Patient Cured of HIV After Stem Cell Transplant, Researchers Say

He is at least the third person cured in this way, which would likely be too risky for patients who don’t also have cancer

An image taken through a microscope of bone marrow tissue.
An image taken through a microscope of bone marrow tissue. To cure the patient of HIV, researchers destroyed his bone marrow cells and gave him a donation of stem cells with an HIV-resistant mutation. Smith Collection / Gado via Getty Images

A 53-year-old man diagnosed with HIV in 2008 is now free of the virus after receiving a stem cell transplant, researchers reported Monday in the journal Nature Medicine.

The German man, known as “the Düsseldorf patient,” is the third confirmed person to be cured of HIV using this treatment, the authors write. Last year, researchers announced that two additional patients had recovered from the virus—including, importantly, a woman of mixed race—but papers on these patients have not been published yet, according to the Agence France-Presse (AFP).

The Düsseldorf patient received the stem cell transplant to treat his leukemia. Crucially, doctors chose to use donated cells with a mutation that made them resistant to HIV. Now, about four years after he stopped taking drugs to manage HIV, the patient shows no signs of an active infection.

Despite this method’s success, it’s not likely to become a widespread cure—due to the high-risk nature of the treatment, it’s unlikely that people with HIV who don’t have leukemia would receive it, according to Nature News’ Sara Reardon. But curing one patient can help scientists learn more about how they might cure others.

“It is obviously a step forward in advancing the science and having us sort of understanding, in some ways, what it takes to cure HIV,” Todd Ellerin, an infectious diseases specialist at South Shore Health who did not contribute to the study, tells ABC News’ Kaviya Sathyakumar.

In 2021, 38.4 million people around the world were living with HIV, or human immunodeficiency virus, which attacks the body’s immune system and weakens its defenses against diseases such as tuberculosis, fungal infections and some cancers. There is currently no cure for HIV, according to the U.S. Centers for Disease Control and Prevention. But antiretroviral therapies (ART) have made HIV infections less deadly and more manageable. While a person’s life expectancy after an HIV diagnosis was one year in the 1980s, it is now close to normal.

After being diagnosed with leukemia in 2011, the Düsseldorf patient received the stem cell treatment in 2013. Doctors used chemotherapy to kill the blood stem cells in his bone marrow, which would have created cancerous cells, and replaced them with donated stem cells, per New Scientist’s Michael Le Page.

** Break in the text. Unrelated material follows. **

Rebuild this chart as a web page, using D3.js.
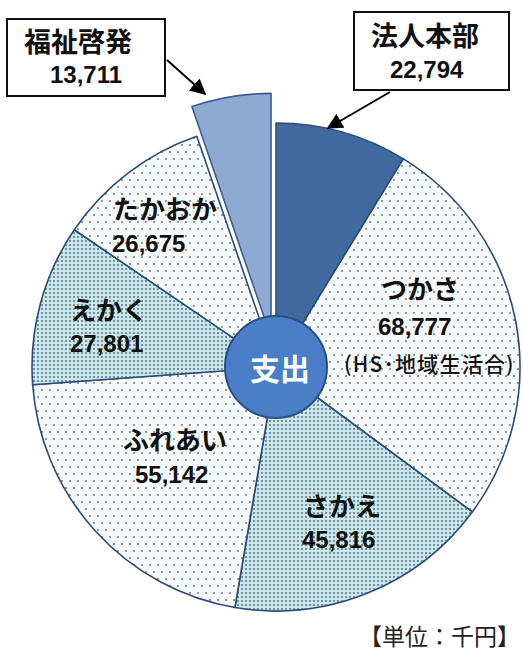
<!DOCTYPE html>
<html>
<head>
<meta charset="utf-8">
<script src="https://cdn.jsdelivr.net/npm/d3@7"></script>
<style>
  body { margin: 0; background: #fff; }
  svg { display: block; }
</style>
</head>
<body>
<div id="chart"></div>
<script>
// 支出 (単位: 千円)
var names = ["法人本部", "つかさ", "さかえ", "ふれあい", "えかく", "たかおか", "福祉啓発"];
var values = [22794, 68777, 45816, 55142, 27801, 26675, 13711];
var valueLabels = ["22,794", "68,777", "45,816", "55,142", "27,801", "26,675", "13,711"];
var fills = ["solidDark", "sparse", "dense", "sparse", "dense", "sparse", "solidLight"];

var width = 523, height = 653;
var cx = 276, cy = 367, radius = 244;

var svg = d3.select("#chart")
    .append("svg")
        .attr("width", width)
        .attr("height", height);

var defs = svg.append("defs");

// sparse dots (つかさ, ふれあい, たかおか)
var p1 = defs.append("pattern")
    .attr("id", "sparse")
    .attr("patternUnits", "userSpaceOnUse")
    .attr("width", 8).attr("height", 14);
p1.append("rect").attr("width", 8).attr("height", 14).attr("fill", "#f6fbfd");
p1.append("rect").attr("x", 1).attr("y", 1).attr("width", 2).attr("height", 2).attr("fill", "#979797");
p1.append("rect").attr("x", 5).attr("y", 8).attr("width", 2).attr("height", 2).attr("fill", "#979797");

// dense dots (さかえ, えかく)
var p2 = defs.append("pattern")
    .attr("id", "dense")
    .attr("patternUnits", "userSpaceOnUse")
    .attr("width", 4).attr("height", 4);
p2.append("rect").attr("width", 4).attr("height", 4).attr("fill", "#cae7ed");
p2.append("rect").attr("x", 1).attr("y", 1).attr("width", 2).attr("height", 2).attr("fill", "#738f98");

defs.append("marker")
    .attr("id", "arrow")
    .attr("viewBox", "0 0 10 10")
    .attr("refX", 9).attr("refY", 5)
    .attr("markerWidth", 8).attr("markerHeight", 8)
    .attr("markerUnits", "strokeWidth")
    .attr("orient", "auto")
  .append("path")
    .attr("d", "M0,0 L10,5 L0,10 z")
    .attr("fill", "#000");

var fillColor = {
    solidDark: "#40699f",
    solidLight: "#8eaad3",
    sparse: "url(#sparse)",
    dense: "url(#dense)"
};

var pie = d3.pie().sort(null).value(function(d) { return d; });
var arc = d3.arc().innerRadius(0).outerRadius(radius);
var arcs = pie(values);

var g = svg.append("g")
    .attr("transform", "translate(" + cx + "," + cy + ")");

// the last slice (福祉啓発) is pulled out
var explode = 30;

g.selectAll("path.slice")
    .data(arcs)
    .enter()
    .append("path")
        .attr("class", "slice")
        .attr("d", arc)
        .attr("transform", function(d, i) {
            if (i !== values.length - 1) return null;
            var a = (d.startAngle + d.endAngle) / 2;
            return "translate(" + (explode * Math.sin(a)) + "," + (-explode * Math.cos(a)) + ")";
        })
        .attr("fill", function(d, i) { return fillColor[fills[i]]; })
        .attr("stroke", function(d, i) { return i === values.length - 1 ? "#3d5f90" : "#2c4b7a"; })
        .attr("stroke-width", 1.6)
        .attr("stroke-linejoin", "round");

// center badge
g.append("circle")
    .attr("r", 51)
    .attr("fill", "#4a7ec7")
    .attr("stroke", "#2a4f85")
    .attr("stroke-width", 2);

g.append("text")
    .attr("x", 4)
    .attr("y", 0)
    .attr("text-anchor", "middle")
    .attr("dominant-baseline", "central")
    .style("font-family", "'Noto Sans CJK JP'")
    .style("font-weight", "bold")
    .style("font-size", "30px")
    .attr("fill", "#fff")
    .text("支出");

// in-slice labels: [index, name x, name y, value x, value y]
var inner = [
    [1, 381, 299, 378, 335],
    [2, 303, 516, 302, 548],
    [3, 123, 450, 135, 483],
    [4, 70, 320, 70, 352],
    [5, 113, 219, 112, 252]
];

inner.forEach(function(l) {
    svg.append("text")
        .attr("x", l[1]).attr("y", l[2])
        .style("font-family", "'Noto Sans CJK JP'")
        .style("font-weight", "bold")
        .style("font-size", "26px")
        .attr("fill", "#111")
        .text(names[l[0]]);
    svg.append("text")
        .attr("x", l[3]).attr("y", l[4])
        .style("font-family", "'Liberation Sans', Arial, sans-serif")
        .style("font-weight", "bold")
        .style("font-size", "24px")
        .attr("fill", "#111")
        .text(valueLabels[l[0]]);
});

svg.append("text")
    .attr("x", 344).attr("y", 372)
    .style("font-family", "'Noto Sans CJK JP'")
    .style("font-weight", "500")
    .style("font-size", "21px")
    .style("letter-spacing", "1.2px")
    .attr("fill", "#111")
    .text("(HS･地域生活合)");

// callout boxes: [index, box x, y, w, h, name x, name y, value x, value y, arrow from, arrow to]
var callouts = [
    [6, 7, 19, 158, 77, 24, 52, 50, 83, [167, 60], [205, 94]],
    [0, 354, 12, 155, 78, 371, 46, 390, 78, [390, 92], [328, 128]]
];

callouts.forEach(function(c) {
    svg.append("line")
        .attr("x1", c[9][0]).attr("y1", c[9][1])
        .attr("x2", c[10][0]).attr("y2", c[10][1])
        .attr("stroke", "#000")
        .attr("stroke-width", 2)
        .attr("marker-end", "url(#arrow)");
    svg.append("rect")
        .attr("x", c[1]).attr("y", c[2])
        .attr("width", c[3]).attr("height", c[4])
        .attr("fill", "#fff")
        .attr("stroke", "#111")
        .attr("stroke-width", 2);
    svg.append("text")
        .attr("x", c[5]).attr("y", c[6])
        .style("font-family", "'Noto Sans CJK JP'")
        .style("font-weight", "bold")
        .style("font-size", "27px")
        .attr("fill", "#111")
        .text(names[c[0]]);
    svg.append("text")
        .attr("x", c[7]).attr("y", c[8])
        .style("font-family", "'Liberation Sans', Arial, sans-serif")
        .style("font-weight", "bold")
        .style("font-size", "24px")
        .attr("fill", "#111")
        .text(valueLabels[c[0]]);
});

svg.append("text")
    .attr("x", 520).attr("y", 645)
    .attr("text-anchor", "end")
    .style("font-family", "'Noto Sans CJK JP'")
    .style("font-size", "23px")
    .attr("fill", "#222")
    .text("【単位：千円】");
</script>
</body>
</html>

Because these donor cells had the HIV-resistant mutation, the patient stopped taking ART in 2018 and has since been free of HIV, per the Washington Post’s Kelsey Ables.

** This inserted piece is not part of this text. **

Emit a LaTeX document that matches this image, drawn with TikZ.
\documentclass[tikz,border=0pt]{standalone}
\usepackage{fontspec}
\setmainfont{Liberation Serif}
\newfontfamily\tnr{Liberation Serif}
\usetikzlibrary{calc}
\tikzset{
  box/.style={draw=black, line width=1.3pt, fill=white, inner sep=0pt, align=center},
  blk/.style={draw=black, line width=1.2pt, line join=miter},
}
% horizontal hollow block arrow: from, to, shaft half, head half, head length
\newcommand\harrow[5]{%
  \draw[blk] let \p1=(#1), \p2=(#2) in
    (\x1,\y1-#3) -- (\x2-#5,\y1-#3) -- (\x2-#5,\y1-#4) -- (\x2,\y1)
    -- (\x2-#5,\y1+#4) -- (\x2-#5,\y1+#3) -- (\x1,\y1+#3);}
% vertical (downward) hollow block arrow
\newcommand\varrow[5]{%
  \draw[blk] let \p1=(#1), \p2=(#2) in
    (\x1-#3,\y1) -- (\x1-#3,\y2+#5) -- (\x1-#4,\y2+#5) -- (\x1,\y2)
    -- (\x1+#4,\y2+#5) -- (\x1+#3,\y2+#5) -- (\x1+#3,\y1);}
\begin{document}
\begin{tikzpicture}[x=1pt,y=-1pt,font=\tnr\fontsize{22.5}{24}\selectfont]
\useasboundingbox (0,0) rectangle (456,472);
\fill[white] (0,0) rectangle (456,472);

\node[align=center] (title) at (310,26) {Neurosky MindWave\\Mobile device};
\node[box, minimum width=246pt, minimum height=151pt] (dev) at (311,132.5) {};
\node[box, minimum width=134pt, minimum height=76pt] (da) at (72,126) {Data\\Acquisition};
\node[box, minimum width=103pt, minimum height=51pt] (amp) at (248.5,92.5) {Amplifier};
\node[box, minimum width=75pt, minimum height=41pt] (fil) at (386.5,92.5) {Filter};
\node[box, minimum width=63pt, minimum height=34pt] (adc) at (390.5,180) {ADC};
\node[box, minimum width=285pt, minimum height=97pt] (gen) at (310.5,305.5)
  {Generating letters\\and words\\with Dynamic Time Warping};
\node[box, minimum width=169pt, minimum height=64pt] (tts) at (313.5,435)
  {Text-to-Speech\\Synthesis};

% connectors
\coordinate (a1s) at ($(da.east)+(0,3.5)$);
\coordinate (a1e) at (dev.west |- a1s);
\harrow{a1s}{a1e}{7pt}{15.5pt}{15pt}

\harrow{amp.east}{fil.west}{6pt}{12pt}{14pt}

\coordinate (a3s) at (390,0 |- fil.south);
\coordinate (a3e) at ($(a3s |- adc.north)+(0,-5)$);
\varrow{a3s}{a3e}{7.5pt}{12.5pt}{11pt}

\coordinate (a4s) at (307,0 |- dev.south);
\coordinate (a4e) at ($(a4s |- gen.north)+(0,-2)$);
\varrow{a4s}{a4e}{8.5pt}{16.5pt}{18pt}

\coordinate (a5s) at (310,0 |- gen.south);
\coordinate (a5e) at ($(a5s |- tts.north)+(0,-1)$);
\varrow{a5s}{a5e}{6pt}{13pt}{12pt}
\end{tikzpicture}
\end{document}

The first patient to be cured of HIV through a stem cell transplant was Timothy Ray Brown, also known as the Berlin patient. After his bone marrow transplant in 2007 and until his death in 2020, Brown was free of the virus and did not take ART. Then, scientists reported that Adam Castillejo, the London patient, was cured by the same treatment in 2019.

“When you hear about these HIV cures, it’s obviously, you know, incredible, given how challenging it’s been,” Ellerin tells ABC News. “But it still remains the exception to the rule.”

Sharon Lewin, an infectious diseases expert at the University of Melbourne in Australia and president of the International AIDS Society who was not an author of the paper, tells the Post that stem cell transplants are “not a reasonable strategy for 38 million people living with HIV.”

Today, researchers are testing whether they can genetically modify a person’s stem cells to have the HIV-resistant mutation without a transplant from a donor. Lewin tells the Post there have been “some really big advances” in the past five years that might make this sort of treatment “highly feasible.”

“I think we can get a lot of insights from this patient and from these similar cases of HIV cure,” Bjorn-Erik Ole Jensen, a virologist at Düsseldorf University in Germany and first author of the study, tells ABC News. “These insights give us some hints where we could go to make the strategy safer.”